Browsing articles in "street food"
Sep 27, 2014
Tim Lester

Empanadas Aqui: Latin street food on Cincinnati’s streets

 

Empanadas Aqui

Where: Varies – check Facebook and Twitter | 513-399-7028.
Website: http://empanadasaqui.com/
Facebook: https://www.facebook.com/empanadasaqui
Twitter: @empanadasaqui
Food: Empanadas
Prices: $3 – $4 per empanada (assorted flavors)

Signature dishes

If, around town, you should spot what looks like a short green school bus flying a Venezuelan flag, your eyes are not playing tricks on you. You’ve just hit the empanadas jackpot.

Empanadas Aqui, with its signature green food truck (converted from a short school bus), offers a wide variety of authentic and whimsical empanadas, enough to make any empanada lover happy. Empanadas are Latin American turnovers, and a first cousin of the Italian calzone.

On the menu: Savory and sweet empanadas. On the savory side, The Bad Girl leads the pack. This empanada is made with roasted and shredded chicken, punched up with roasted onions and peppers (red, yellow, orange and poblano), flavored with a house seasoning, and then mingled with cheddar cheese.

If beef is more your speed, try the Spicy Beef empanada. This popular empanada is made with slow-roasted and shredded beef, laced with hot cherry pepper, pepperoncini, and hot sauce.

The Cincy-Zuela packs in the best of Cincinnati and Venezuela. This fun-loving empanada is made with beef hot dog, Cincinnati style chili, and cheddar cheese — pretty much a cheese coney in an empanada shell.

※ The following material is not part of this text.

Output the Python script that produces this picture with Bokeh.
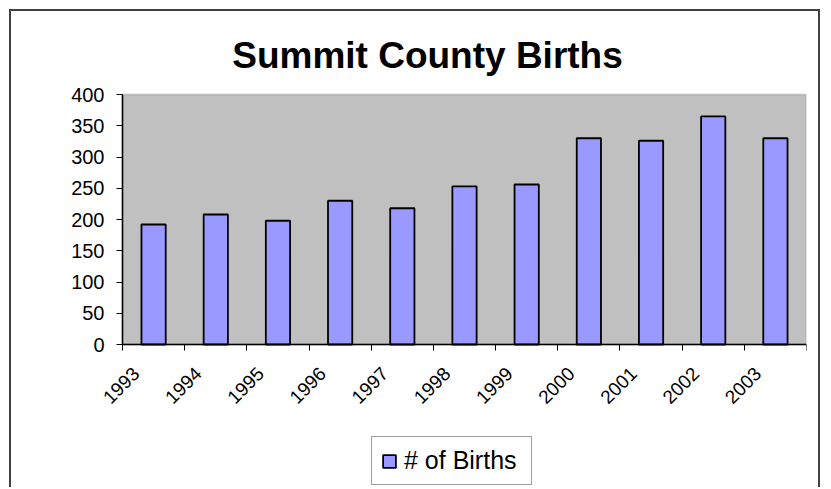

How about “empanada pizza?” You’ll find classic pizza ingredients in The Zah: Pepperoni, marinara sauce and mozzarella cheese.

Other savory empanadas on the menu are: So Cheesy (white cheese), Domino (black beans and white cheese), Carne Molita (ground beef, tomatoes, onions, garlic, red peppers and house seasoning), and Carne Mechada (shredded beef, tomato-based sauce, red peppers, onions and house seasoning).

Empanadas Aqui sources its white cheese from Eduardo Rodriguez, the local artisan cheesemaker behind My Artisano Foods.

RELATEDMy Artisano Foods, where a master cheesemaker is at work

Don’t forget to drizzle your empanadas with a sauce of your choice at the pickup window. Help yourself to any of the three sauces: “Pink sauce” (mayonnaise and ketchup), garlic mayonnaise, and hot sauce.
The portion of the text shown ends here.